As expected, the West Hollywood City Council voted on Monday night to put on the March 5, 2019, ballot a proposal to rescind its August decision to permit the construction of the Arts Club on Sunset Boulevard.
Unite Here Local 11, the hotel and restaurant workers union, gathered 2,831 signatures on a petition that forced the council to either put the matter on the ballot or to vote to reverse its earlier decision approving the project.
In what was otherwise an exceptionally short meeting, more than a dozen speakers turned out to speak for and against the Arts Club. Keith Kaplan, chair of the West Hollywood Chamber of Commerce, criticized the union for using what he alleged were lies about the project to get local residents to sign the petition against it. Kaplan noted that the union had gone through a similar, although unsuccessful, effort earlier this year to reverse the City Council’s approval of the Robertson Lane hotel, restaurant and retail project. Genevieve Morrill, the Chamber’s CEO, also called out the union for entering into contracts with hotels that resulted in its members being paid less than the $15 minimum wage.

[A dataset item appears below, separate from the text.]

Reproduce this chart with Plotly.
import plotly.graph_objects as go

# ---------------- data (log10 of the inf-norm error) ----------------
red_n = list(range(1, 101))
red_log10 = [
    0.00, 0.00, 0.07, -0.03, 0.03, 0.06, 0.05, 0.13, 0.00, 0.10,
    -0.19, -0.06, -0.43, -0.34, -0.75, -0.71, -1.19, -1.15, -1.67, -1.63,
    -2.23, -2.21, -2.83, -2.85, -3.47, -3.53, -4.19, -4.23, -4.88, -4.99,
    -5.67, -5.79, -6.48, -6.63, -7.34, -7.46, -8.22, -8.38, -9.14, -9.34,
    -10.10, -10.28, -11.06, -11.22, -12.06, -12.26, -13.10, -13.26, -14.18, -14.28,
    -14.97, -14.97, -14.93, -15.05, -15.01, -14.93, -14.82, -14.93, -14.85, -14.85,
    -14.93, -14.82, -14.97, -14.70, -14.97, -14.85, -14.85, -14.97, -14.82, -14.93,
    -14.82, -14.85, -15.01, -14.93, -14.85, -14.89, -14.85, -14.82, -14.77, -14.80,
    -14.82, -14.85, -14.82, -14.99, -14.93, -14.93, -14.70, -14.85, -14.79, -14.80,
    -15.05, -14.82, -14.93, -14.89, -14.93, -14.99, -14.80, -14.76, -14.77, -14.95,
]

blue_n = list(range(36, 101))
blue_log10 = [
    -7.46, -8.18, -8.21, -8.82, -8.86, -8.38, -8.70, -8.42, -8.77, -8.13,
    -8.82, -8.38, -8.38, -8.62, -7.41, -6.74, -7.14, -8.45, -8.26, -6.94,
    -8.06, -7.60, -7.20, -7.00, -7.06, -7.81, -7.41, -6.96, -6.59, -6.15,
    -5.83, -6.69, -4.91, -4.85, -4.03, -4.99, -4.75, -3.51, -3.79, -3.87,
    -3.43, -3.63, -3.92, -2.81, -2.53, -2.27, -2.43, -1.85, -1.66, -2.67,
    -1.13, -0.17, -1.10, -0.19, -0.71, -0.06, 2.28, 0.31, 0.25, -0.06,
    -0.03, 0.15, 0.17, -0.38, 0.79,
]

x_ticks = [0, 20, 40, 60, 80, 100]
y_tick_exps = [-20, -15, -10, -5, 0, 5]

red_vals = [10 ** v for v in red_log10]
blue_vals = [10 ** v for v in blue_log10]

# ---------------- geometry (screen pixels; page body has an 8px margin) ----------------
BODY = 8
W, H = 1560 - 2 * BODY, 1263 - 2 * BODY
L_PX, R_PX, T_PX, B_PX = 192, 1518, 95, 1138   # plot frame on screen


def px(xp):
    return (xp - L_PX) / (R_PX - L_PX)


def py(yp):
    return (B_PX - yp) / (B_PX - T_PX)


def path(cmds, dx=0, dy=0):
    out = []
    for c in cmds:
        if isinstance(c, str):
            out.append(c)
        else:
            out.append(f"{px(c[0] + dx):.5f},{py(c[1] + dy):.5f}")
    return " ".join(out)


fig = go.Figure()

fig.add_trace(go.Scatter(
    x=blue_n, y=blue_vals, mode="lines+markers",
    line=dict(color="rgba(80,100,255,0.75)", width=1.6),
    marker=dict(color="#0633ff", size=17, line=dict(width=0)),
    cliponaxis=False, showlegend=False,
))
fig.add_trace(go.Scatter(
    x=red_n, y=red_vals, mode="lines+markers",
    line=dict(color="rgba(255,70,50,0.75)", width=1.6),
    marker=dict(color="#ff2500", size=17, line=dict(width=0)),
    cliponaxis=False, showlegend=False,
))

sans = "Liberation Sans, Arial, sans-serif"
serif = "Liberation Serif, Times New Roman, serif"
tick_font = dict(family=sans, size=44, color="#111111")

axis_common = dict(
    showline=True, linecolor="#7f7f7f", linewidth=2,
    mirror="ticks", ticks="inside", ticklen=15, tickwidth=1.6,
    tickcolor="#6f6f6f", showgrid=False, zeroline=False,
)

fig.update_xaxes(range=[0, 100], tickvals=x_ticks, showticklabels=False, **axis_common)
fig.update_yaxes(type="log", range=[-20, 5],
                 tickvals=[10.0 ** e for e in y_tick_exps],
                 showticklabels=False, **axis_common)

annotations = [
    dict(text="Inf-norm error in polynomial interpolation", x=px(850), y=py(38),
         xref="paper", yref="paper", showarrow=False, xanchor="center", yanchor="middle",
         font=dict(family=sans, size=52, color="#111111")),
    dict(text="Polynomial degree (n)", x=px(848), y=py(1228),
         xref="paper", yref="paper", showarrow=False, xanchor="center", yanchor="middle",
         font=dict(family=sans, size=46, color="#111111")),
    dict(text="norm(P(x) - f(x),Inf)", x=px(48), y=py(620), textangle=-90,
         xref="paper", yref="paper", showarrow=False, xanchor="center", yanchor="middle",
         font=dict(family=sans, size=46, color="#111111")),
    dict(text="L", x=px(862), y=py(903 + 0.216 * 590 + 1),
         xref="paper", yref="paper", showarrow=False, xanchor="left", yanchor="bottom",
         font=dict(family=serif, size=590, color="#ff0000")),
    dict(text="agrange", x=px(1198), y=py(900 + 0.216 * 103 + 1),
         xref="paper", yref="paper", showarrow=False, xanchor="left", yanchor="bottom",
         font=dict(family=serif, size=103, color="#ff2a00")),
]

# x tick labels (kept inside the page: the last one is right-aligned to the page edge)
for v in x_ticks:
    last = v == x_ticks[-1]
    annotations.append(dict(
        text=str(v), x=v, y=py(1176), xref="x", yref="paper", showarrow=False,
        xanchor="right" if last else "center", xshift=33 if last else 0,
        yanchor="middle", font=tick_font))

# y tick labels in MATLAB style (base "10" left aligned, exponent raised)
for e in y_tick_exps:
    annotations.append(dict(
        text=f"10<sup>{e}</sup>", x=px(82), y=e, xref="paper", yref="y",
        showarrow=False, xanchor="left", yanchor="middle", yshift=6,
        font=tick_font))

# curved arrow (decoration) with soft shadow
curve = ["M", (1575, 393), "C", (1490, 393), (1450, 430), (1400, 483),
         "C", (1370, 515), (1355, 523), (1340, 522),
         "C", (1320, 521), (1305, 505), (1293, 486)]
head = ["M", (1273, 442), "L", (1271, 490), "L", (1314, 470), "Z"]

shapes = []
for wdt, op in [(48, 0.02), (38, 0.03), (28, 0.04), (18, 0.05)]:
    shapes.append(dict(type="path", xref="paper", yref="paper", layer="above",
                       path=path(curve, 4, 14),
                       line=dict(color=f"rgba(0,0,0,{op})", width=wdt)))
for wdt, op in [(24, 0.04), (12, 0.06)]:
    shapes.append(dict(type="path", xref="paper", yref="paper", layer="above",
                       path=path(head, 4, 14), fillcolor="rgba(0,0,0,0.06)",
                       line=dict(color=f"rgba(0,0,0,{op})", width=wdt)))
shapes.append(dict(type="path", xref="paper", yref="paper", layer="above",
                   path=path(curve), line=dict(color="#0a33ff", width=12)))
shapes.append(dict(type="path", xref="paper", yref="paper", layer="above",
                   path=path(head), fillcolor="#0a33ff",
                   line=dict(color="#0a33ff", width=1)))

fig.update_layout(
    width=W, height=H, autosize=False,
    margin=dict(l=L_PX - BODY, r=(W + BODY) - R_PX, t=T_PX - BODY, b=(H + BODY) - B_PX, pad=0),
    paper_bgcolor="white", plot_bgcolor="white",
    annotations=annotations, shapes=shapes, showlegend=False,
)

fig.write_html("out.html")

Residents Elyse Eisenberg, Felice Kaplan and John Lovejoy were among those who spoke in favor of the Arts Club project. Eisenberg, who heads the West Hollywood Heights Neighborhood Association, noted that she was not known as a big supporter of development on Sunset Boulevard. The Arts Club is “is probably the rare and only project on the Sunset Boulevard that I’ve ever been supportive of,” Eisenberg said, with a hint of irony.
A number of young people who identified themselves as residents of West Hollywood spoke against the Arts Club project. Some said that building the members-only club, whose London affiliate charges nearly $2,500 a year for membership, rather than more housing contradicted WeHo’s claim to be a strong advocate for affordable housing. The lot at 8920 Sunset on which the club would be built includes land now occupied by the Hustler sex accessories shop and some office suites.
Steve Martin, a former city council member, also spoke out against the project. “A residentially zoned lot is going to be ceded to a wealthy developer without any benefit to the community,” Martin said. “This is an intrusion of commercial interests into a residential zone. We are trying to make this a livable city and make this a place for people to live.”
As proposed, the Arts Club would be housed in a nine-story building on the south side of Sunset at Hilldale Avenue. It will include a restaurant, a lounge, a supper club, 10 guest rooms that can be rented to club members and a rooftop pool area as well as retail space and a public art gallery and performance rehearsal space. There will be nearly 46,000 square feet of office space.
The Arts Club has agreed to provide $13.5 million in benefits to the city. That includes a publicly accessible art gallery and a rehearsal space and a staff to maintain it, which it values at $10.1 million. There also would be a contribution to city arts programs of $1.25 million over 10 years and an additional $1 million contribution to the city.
The Arts Club was founded in 1863 in London by a group that included author Charles Dickens. The private club, somewhat similar to the SoHo House club, which is further west on the Sunset Strip, will be for creative people such as writers, artists and designers.
The building is designed by architect Andy Cohen of Gensler. The Sunset Boulevard-facing façade will be angled so that each floor is slightly smaller than the floor below, with the top floor being about a third smaller than the ground level. It will also feature vertical glass panels, or fins, on the outside to create a unique appearance.
The City Council’s approval was necessary because the proposed building will be substantially higher and more dense that what is permitted under the city’s zoning ordinance and the Sunset Specific Plan.